If a person—or even just a person's favored team—wins, testosterone continues to rise. It falls with a loss. (This also makes sense in an evolutionary perspective. If one was being clobbered with a club, it would be extremely unhelpful to have a hormone urging one to battle on.) Testosterone also rises in the competitive world of dating, settles down with a stable and supportive relationship, climbs again if the relationship starts to falter.
It's been known for years that men in high-stress professions—say, police work or corporate law—have higher testosterone levels than men in the ministry. It turns out that women in the same kind of strong-attitude professions have higher testosterone than women who choose to stay home. What I like about this is the chicken-or-egg aspect. If you argue that testosterone influenced the behavior of those women, which came first? Did they have high testosterone and chose the law? Or did they choose the law, and the competitive environment ratcheted them up on the androgen scale? Or could both be at work?
And, returning to children for a moment, there's an ongoing study by Pennsylvania researchers, tracking that question in adolescent girls, who are being encouraged by their parents to engage in competitive activities once for boys only. As they do so, the researchers are monitoring, regularly, two hormones: testosterone and cortisol, a stress hormone. Will these hormones rise in response to this new, more traditionally male environment? What if more girls choose the competitive path; more boys choose the other? Will female testosterone levels rise, male levels fall? Will that wonderful, unpredictable, flexible biology that we've been given allow a shift, so that one day, we will literally be far more alike?

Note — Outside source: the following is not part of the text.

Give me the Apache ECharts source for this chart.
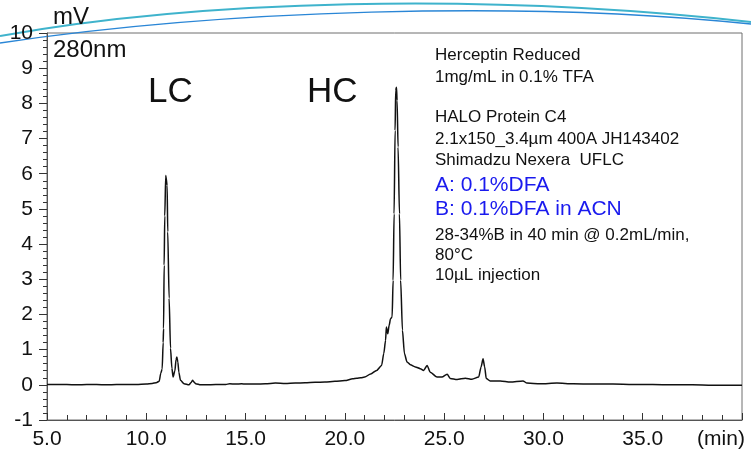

We may not have answers to all those questions, but we can ask them, and we can expect that the answers will come someday, because science clearly shows us that such possibilities exist. In this most important sense, sex differences offer us a paradox. It is only through exploring and understanding what makes us different that we can begin to understand what binds us together.
Deborah Blum is a Pulitzer Prize-winning science writer, a professor of journalism at the University of Wisconsin-Madison, and author of Sex on the Brain: The Biological Differences Between Men and Women (Penguin 1997).